By the time we left it was almost seven. The light was fading. Luckily the Casa Batllo was lit up, like a gorgeously curvy and spiralling pastel lolly. Less fortunate but more accessible was the Casa Amatller, by Josep Puig i Cadafalch, where I took some snaps in the entry way. Less fortunate again and tenanted by Guess on the first floor, the Casa Lleo Morera by Lluis Domenech i Montaner. Together these houses by three different architects comprise the Manzana de la Discordia, each constituting a variation in approach to Catalan Modernisme. Not to be confused with modernism, more like a Jugendstil.

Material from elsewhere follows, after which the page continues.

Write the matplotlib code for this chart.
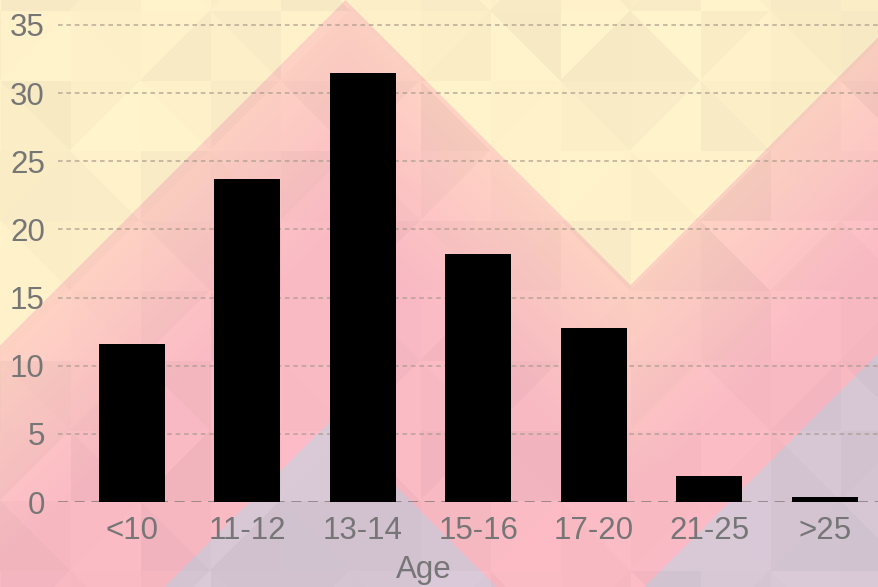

Home too late to get the coquilles for the risotto, but asparagus and the baguettes that even the smallest Supermercat’s here have warm in the evening, plus dodgy Spanish vodka. We could neither get the TV to work, nor find a site streaming the game between Barca and Sevilla – or as Q. put it, Messi vs. Oetzel. Hard call to miss a 300 euro match – damn near what it would’ve cost us to see it. Still … the beautiful game.